There's some wrapping behavior of course. Like what happens if you left shift 3 here? If it's an unsigned 8 bit number the 1 would teleport to the right side.

00000001

--------

the logical operators work like this (read downwards)

00010000 AND

00010000 =

00010000

--------

00001000 AND

00010000 =

00000000

--------

00001000 OR

00010000 =

00011000

With this in mind, I found it to be a good exercise to implement common bitwise operators that work on fixed length strings with some tests against the real binary operators in your favorite language.



> There's some wrapping behavior of course. [...] the 1 would teleport to the right side.

Not really. Shifting by definition discards 1 bits once they pass either "edge" of the value. The wrapping you describe only happens with rotation operations. In the languages I know they don't have fancy short hand syntax like shifting does.


> It also really helps me to visualize binary operations in binary space, not hex or decimal. That's still very confusing to me.

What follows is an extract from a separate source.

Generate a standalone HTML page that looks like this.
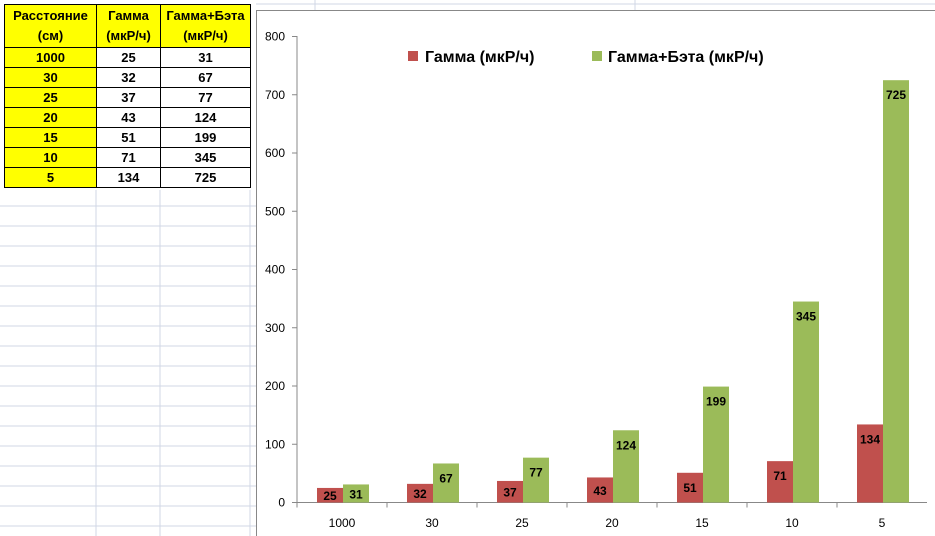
<!DOCTYPE html>
<html><head><meta charset="utf-8"><style>
body{margin:0;width:935px;height:536px;overflow:hidden;background:#fff;font-family:"Liberation Sans",sans-serif;position:relative}
table{position:absolute;left:4px;top:4px;border-collapse:collapse;font-weight:bold;font-size:13px}
td{border:1px solid #000;text-align:center;height:19px;padding:0}
.y{background:#ff0}
</style></head><body>
<svg style="position:absolute;left:0;top:0" width="935" height="536">
<g stroke="#d0d7e5" stroke-width="1" id="grid"></g>
</svg>
<table>
<tr><td class="y" style="width:91px;height:42px;line-height:20px">Расстояние<br>(см)</td><td class="y" style="width:63px;line-height:20px">Гамма<br>(мкР/ч)</td><td class="y" style="width:89px;line-height:20px">Гамма+Бэта<br>(мкР/ч)</td></tr>
<tr><td class="y">1000</td><td>25</td><td>31</td></tr>
<tr><td class="y">30</td><td>32</td><td>67</td></tr>
<tr><td class="y">25</td><td>37</td><td>77</td></tr>
<tr><td class="y">20</td><td>43</td><td>124</td></tr>
<tr><td class="y">15</td><td>51</td><td>199</td></tr>
<tr><td class="y">10</td><td>71</td><td>345</td></tr>
<tr><td class="y">5</td><td>134</td><td>725</td></tr>
</table>
<svg id="chart" style="position:absolute;left:0;top:0" width="935" height="536" font-family="Liberation Sans, sans-serif"></svg>
<script>
const categories=["1000","30","25","20","15","10","5"];
const gamma=[25,32,37,43,51,71,134];
const gammaBeta=[31,67,77,124,199,345,725];
const yTicks=[0,100,200,300,400,500,600,700,800];
const NS="http://www.w3.org/2000/svg";
const g=document.getElementById('grid');
function ln(p,x1,y1,x2,y2,c){const l=document.createElementNS(NS,'line');l.setAttribute('x1',x1);l.setAttribute('y1',y1);l.setAttribute('x2',x2);l.setAttribute('y2',y2);if(c)l.setAttribute('stroke',c);p.appendChild(l);return l;}
for(let y=206;y<536;y+=20)ln(g,0,y,256,y);
[96,160,250].forEach(x=>ln(g,x,190,x,536));
ln(g,256,4,935,4);[315,635].forEach(x=>ln(g,x,0,x,10));
const s=document.getElementById('chart');
function el(t,a,txt){const e=document.createElementNS(NS,t);for(const k in a)e.setAttribute(k,a[k]);if(txt!=null)e.textContent=txt;s.appendChild(e);return e;}
const fr=el('rect',{x:256.5,y:10.5,width:690,height:540,fill:'#fff',stroke:'#888'});

const X0=297,Y0=502.5,CW=90,pxPer=(502.5-36.5)/800;
const yS=v=>Y0-v*pxPer, xS=i=>X0+i*CW;
ln(s,X0,36,X0,Y0,'#888');ln(s,X0,Y0,X0+CW*categories.length,Y0,'#888');
yTicks.forEach(v=>{ln(s,X0-5,yS(v),X0,yS(v),'#888');const t=el('text',{x:X0-12,y:yS(v)+4,'text-anchor':'end','font-size':12},v);});
categories.forEach((c,i)=>{
ln(s,xS(i),Y0,xS(i),Y0+5,'#888');
const t=el('text',{x:xS(i)+CW/2,y:527,'text-anchor':'middle','font-size':12},c);

const bx=xS(i)+20;
[[gamma[i],'#c0504d',bx,'bar-gamma'],[gammaBeta[i],'#9bbb59',bx+26,'bar-gamma-beta']].forEach(([v,col,x,n])=>{
const r=el('rect',{x:x,y:yS(v),width:26,height:Y0-yS(v),fill:col});

const top=yS(v);
const ly=Math.min(top+19,(top+Y0)/2+5);
const lt=el('text',{x:x+13,y:ly,'text-anchor':'middle','font-size':12,'font-weight':'bold'},v);

});
});
const l1=el('rect',{x:408,y:51,width:10,height:10,fill:'#c0504d'});
const t1=el('text',{x:425,y:62,'font-size':16,'font-weight':'bold'},'Гамма (мкР/ч)');
const l2=el('rect',{x:592,y:51,width:10,height:10,fill:'#9bbb59'});
const t2=el('text',{x:608,y:62,'font-size':16,'font-weight':'bold'},'Гамма+Бэта (мкР/ч)');
</script>
</body></html>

Yeah, I think thats a major part of the problem for me. When im looking at these code snippets (as per ungolfed version of the post in a comment below) applying the operators to integers i just cant understand what it is they are trying to achieve, so I am unable to grok the purpose/intent. Even with the explanations given here im not sure why its doing what its doing - and I dont seem to encounter that issue outside of bitwise operators.